- SHORT PROBLEM
Nothing but the lines from the top of the data to the line holding "CartesianGrid, ReferenceLine, ReferenceArea" should be printed, word for word and both ends included; leave the pictures out.
#### INFORMATION PROVIDED ####
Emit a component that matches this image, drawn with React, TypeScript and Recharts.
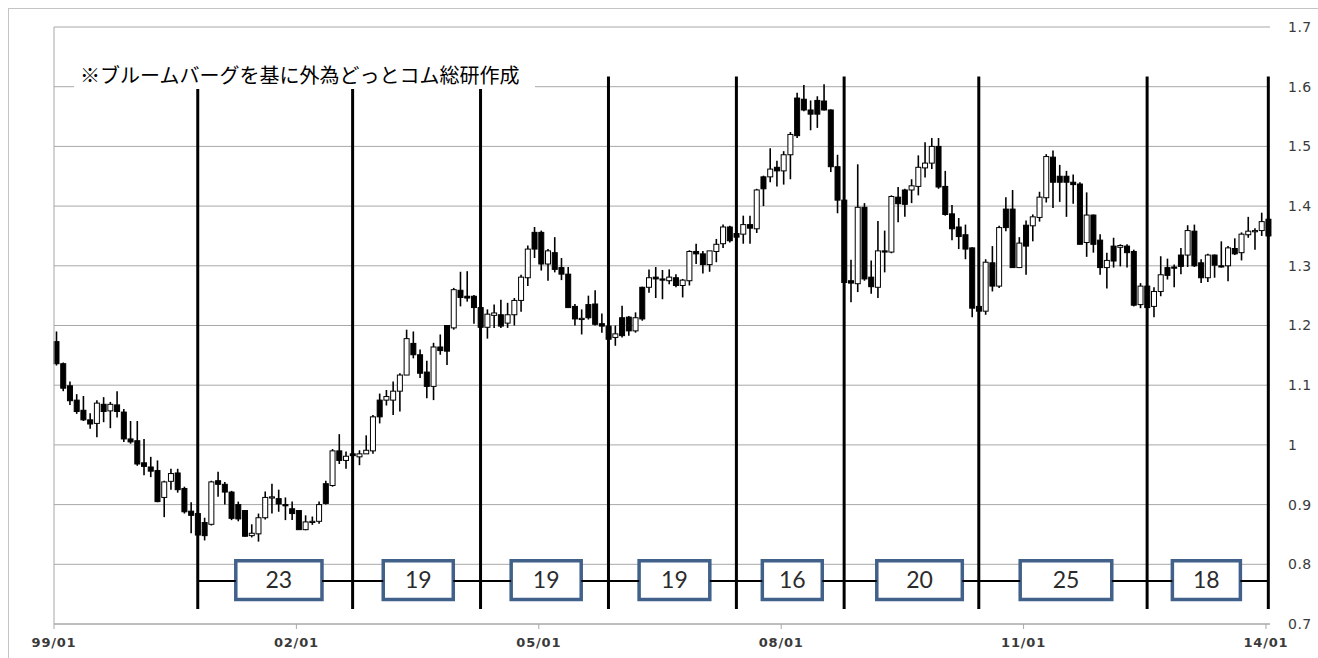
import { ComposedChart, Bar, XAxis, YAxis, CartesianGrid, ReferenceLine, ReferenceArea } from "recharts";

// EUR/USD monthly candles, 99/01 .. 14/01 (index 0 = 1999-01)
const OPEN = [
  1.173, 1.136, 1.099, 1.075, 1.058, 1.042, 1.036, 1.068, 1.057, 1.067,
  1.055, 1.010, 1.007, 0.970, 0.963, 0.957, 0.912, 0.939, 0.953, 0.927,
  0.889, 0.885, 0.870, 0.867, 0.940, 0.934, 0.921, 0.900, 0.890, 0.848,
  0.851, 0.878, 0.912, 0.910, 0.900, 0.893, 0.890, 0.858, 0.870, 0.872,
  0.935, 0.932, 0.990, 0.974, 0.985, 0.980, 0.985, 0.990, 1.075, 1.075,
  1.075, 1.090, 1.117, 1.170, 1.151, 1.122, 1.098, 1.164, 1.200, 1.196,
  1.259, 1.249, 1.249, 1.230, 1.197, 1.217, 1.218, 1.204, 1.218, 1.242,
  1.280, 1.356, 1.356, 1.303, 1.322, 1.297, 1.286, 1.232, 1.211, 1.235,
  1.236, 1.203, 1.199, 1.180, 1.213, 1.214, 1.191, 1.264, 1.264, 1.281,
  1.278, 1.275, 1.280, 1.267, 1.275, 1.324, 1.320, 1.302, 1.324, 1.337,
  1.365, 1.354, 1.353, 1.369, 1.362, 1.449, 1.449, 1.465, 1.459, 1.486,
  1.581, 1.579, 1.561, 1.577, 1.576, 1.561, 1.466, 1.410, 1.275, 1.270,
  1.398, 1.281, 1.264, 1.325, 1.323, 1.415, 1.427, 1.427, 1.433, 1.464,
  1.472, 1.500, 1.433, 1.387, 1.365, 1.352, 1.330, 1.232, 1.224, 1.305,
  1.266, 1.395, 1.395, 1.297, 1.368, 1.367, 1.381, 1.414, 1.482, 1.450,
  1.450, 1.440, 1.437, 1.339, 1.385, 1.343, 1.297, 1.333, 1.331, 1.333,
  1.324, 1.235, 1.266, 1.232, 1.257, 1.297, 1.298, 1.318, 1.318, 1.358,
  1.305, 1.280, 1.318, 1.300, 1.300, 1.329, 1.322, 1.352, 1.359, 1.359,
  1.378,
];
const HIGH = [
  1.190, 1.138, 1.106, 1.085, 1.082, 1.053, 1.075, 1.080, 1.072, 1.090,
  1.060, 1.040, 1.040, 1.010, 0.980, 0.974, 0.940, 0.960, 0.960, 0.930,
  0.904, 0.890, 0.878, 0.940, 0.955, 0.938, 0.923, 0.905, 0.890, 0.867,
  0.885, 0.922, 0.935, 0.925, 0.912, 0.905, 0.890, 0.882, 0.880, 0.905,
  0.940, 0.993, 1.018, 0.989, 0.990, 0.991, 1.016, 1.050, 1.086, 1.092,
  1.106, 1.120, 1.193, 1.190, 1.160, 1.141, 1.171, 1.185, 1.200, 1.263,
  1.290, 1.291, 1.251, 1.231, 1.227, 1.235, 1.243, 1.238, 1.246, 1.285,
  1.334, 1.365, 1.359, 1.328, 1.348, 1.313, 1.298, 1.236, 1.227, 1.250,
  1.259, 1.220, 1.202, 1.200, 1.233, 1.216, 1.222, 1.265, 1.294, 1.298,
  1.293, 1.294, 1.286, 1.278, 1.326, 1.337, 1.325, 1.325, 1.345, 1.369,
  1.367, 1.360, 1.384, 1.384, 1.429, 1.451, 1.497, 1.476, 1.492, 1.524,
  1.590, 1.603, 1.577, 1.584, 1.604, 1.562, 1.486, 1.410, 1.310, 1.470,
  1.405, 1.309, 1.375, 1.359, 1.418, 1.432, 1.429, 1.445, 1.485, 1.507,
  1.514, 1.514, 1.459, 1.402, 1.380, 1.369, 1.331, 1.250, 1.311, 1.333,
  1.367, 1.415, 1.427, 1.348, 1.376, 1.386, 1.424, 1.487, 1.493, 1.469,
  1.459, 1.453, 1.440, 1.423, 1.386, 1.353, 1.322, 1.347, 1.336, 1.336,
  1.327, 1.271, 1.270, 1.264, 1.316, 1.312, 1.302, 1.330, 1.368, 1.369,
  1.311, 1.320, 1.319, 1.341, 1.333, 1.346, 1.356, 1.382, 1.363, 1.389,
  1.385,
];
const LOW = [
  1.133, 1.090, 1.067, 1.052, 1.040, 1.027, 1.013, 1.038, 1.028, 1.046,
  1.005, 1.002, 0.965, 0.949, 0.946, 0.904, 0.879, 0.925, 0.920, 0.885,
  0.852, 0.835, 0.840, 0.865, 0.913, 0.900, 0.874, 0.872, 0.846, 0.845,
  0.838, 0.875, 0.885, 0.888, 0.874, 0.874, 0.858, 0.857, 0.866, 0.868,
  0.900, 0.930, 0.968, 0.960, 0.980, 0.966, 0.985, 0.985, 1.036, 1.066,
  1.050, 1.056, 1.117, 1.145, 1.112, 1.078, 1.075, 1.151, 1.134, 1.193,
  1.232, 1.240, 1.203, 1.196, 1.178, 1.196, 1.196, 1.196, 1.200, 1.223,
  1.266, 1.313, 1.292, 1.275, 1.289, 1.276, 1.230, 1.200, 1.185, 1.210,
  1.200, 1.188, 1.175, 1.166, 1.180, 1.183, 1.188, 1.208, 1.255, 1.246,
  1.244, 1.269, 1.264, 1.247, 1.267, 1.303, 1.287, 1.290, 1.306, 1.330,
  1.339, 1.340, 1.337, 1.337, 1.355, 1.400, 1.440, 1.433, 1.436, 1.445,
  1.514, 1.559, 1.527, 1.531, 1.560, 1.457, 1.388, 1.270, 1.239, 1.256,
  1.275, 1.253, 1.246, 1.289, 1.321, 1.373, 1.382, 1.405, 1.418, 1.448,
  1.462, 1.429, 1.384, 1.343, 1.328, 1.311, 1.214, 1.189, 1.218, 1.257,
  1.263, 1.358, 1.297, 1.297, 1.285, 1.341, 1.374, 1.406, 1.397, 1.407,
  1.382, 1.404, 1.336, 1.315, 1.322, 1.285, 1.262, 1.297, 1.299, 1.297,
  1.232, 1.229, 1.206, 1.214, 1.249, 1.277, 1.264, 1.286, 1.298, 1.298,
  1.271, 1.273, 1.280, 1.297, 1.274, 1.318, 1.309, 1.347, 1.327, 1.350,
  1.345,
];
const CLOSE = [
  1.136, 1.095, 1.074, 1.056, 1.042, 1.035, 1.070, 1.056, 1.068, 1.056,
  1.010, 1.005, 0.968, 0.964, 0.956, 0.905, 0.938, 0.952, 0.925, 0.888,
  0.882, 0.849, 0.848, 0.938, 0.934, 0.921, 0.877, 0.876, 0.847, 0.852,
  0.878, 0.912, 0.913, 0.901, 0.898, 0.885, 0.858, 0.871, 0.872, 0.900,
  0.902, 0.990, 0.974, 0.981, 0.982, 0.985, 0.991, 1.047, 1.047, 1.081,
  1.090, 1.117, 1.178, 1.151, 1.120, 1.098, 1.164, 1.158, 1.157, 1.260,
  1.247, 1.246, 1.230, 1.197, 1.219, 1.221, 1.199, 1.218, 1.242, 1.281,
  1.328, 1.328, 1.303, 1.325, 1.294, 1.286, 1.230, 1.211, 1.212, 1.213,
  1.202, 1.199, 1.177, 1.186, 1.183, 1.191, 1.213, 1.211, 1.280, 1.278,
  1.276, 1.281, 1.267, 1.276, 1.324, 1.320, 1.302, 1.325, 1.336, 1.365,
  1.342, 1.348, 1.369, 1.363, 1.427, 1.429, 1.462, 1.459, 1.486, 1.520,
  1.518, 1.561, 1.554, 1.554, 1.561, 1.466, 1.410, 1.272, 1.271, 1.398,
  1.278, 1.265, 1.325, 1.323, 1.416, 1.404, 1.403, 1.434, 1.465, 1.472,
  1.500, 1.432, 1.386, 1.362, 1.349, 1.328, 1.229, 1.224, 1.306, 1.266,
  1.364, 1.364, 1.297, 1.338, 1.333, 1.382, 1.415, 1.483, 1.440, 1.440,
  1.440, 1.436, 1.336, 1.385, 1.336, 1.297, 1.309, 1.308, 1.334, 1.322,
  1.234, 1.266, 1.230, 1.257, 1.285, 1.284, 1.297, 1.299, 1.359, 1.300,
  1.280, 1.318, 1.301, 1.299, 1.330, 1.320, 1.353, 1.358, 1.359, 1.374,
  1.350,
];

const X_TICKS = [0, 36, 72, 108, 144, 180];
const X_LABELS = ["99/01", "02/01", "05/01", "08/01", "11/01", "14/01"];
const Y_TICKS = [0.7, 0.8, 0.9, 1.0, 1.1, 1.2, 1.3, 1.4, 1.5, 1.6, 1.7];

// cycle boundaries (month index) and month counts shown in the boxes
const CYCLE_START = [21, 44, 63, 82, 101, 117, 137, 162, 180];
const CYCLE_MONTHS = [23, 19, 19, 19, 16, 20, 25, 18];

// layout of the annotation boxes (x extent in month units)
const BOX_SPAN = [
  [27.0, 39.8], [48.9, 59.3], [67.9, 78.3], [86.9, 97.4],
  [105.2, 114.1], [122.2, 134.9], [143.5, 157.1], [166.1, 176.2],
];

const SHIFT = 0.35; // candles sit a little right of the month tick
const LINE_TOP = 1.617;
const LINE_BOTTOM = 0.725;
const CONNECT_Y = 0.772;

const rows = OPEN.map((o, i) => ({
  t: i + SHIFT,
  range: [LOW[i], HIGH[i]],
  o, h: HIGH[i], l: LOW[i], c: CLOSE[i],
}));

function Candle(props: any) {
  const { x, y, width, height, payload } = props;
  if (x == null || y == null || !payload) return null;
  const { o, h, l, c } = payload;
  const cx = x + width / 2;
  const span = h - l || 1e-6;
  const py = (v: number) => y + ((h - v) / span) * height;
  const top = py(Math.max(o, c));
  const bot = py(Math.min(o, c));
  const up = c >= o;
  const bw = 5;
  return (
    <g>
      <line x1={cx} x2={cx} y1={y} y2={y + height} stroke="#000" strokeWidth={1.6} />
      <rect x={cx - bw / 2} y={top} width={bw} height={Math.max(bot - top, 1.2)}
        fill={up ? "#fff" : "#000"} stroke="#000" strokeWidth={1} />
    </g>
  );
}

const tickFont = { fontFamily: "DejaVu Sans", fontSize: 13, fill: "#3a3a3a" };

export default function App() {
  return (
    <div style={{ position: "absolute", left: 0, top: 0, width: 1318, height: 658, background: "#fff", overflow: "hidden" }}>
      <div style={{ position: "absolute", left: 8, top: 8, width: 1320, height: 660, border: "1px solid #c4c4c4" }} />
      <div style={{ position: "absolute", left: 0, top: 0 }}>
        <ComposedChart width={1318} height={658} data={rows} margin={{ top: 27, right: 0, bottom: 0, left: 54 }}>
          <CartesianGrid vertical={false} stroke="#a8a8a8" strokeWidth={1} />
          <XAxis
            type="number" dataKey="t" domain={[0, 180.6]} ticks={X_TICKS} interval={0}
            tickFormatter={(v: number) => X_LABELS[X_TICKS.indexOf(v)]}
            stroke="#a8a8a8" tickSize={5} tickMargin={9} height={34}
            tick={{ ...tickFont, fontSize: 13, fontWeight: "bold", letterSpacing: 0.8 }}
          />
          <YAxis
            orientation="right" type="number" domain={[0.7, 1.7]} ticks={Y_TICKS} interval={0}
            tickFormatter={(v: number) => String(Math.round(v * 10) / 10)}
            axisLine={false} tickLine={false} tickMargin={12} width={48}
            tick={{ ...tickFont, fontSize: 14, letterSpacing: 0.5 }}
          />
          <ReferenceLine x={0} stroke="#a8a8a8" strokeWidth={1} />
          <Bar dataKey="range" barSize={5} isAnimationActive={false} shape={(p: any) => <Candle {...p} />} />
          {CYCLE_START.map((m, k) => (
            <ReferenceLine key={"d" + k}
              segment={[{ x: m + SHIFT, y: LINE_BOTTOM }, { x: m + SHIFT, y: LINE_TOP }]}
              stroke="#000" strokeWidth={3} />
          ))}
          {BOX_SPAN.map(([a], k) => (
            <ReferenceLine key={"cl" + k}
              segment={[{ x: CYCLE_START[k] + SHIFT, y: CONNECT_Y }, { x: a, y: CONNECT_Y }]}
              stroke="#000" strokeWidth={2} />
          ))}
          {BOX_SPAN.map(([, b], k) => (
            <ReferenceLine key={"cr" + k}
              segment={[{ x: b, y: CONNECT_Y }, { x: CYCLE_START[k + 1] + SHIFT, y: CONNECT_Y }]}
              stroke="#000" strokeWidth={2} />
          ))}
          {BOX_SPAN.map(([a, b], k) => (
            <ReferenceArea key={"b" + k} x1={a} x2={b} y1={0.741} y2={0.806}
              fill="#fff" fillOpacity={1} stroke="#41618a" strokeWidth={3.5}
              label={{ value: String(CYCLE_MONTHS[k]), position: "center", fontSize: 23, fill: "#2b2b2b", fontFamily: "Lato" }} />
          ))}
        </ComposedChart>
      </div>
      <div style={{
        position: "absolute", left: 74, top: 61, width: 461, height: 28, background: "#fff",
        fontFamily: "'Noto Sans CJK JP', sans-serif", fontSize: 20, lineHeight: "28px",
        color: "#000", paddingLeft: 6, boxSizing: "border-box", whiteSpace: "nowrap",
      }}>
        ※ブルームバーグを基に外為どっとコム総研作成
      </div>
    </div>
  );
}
####
- ANSWER IN FULL
Emit a component that matches this image, drawn with React, TypeScript and Recharts.
import { ComposedChart, Bar, XAxis, YAxis, CartesianGrid, ReferenceLine, ReferenceArea } from "recharts";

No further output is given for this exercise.